OBJECTIVE: Return each line that holds the word "chart".

** START COLLECTED MATERIAL **

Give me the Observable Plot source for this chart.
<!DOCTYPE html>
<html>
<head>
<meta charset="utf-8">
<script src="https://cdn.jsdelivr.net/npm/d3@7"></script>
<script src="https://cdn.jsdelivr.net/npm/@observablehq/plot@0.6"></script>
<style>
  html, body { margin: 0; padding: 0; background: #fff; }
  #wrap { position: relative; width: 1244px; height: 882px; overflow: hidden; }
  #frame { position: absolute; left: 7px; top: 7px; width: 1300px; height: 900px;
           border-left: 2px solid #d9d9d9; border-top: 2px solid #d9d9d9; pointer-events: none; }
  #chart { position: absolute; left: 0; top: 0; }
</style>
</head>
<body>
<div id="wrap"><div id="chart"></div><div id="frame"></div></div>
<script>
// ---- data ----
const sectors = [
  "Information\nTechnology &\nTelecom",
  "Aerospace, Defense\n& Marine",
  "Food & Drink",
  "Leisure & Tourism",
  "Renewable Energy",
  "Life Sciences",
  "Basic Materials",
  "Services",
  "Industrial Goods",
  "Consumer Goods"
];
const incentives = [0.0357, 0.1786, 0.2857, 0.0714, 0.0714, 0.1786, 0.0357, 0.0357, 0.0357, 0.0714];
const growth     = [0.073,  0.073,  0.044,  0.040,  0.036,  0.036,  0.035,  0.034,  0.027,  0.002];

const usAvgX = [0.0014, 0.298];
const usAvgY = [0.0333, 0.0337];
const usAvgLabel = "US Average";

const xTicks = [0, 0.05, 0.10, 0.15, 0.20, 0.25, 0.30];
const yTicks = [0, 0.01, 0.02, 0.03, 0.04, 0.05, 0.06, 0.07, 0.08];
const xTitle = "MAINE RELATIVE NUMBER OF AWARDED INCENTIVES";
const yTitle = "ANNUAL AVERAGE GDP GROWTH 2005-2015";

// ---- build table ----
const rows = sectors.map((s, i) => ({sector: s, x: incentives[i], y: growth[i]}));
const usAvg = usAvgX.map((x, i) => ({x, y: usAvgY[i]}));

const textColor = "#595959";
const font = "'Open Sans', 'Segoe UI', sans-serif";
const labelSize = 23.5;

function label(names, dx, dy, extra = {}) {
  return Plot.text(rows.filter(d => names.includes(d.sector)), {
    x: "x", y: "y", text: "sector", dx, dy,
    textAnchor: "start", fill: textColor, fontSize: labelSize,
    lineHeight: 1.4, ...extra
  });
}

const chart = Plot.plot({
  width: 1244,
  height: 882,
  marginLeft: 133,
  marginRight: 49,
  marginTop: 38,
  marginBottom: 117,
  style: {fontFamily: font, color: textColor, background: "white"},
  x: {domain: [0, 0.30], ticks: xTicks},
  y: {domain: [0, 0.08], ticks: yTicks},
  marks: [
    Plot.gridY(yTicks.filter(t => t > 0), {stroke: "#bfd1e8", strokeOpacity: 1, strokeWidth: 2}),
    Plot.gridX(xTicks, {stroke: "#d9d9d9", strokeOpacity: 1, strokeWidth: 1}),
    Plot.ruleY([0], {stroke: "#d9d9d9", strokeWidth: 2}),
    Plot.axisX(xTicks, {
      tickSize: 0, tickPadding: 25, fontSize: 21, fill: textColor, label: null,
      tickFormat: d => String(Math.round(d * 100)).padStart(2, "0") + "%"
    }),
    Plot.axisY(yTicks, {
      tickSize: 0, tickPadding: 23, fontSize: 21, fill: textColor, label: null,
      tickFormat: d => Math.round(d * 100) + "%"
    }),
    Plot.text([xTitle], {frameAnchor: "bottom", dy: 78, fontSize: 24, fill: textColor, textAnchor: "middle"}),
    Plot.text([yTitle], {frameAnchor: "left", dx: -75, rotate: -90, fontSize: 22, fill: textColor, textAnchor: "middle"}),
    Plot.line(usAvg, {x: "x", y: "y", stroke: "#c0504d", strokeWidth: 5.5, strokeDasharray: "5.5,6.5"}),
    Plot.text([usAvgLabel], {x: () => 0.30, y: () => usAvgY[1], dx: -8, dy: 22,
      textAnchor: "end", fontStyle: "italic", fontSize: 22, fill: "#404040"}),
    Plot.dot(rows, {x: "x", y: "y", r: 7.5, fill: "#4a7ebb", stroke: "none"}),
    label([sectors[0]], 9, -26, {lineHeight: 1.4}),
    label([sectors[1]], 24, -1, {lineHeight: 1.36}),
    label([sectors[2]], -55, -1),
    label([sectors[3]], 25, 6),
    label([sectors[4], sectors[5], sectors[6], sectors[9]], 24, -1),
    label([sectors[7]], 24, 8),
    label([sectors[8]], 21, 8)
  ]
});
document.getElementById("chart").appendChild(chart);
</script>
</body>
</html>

** END COLLECTED MATERIAL **

WRITTEN ANSWER:
Give me the Observable Plot source for this chart.
  #chart { position: absolute; left: 0; top: 0; }
<div id="wrap"><div id="chart"></div><div id="frame"></div></div>
const chart = Plot.plot({
document.getElementById("chart").appendChild(chart);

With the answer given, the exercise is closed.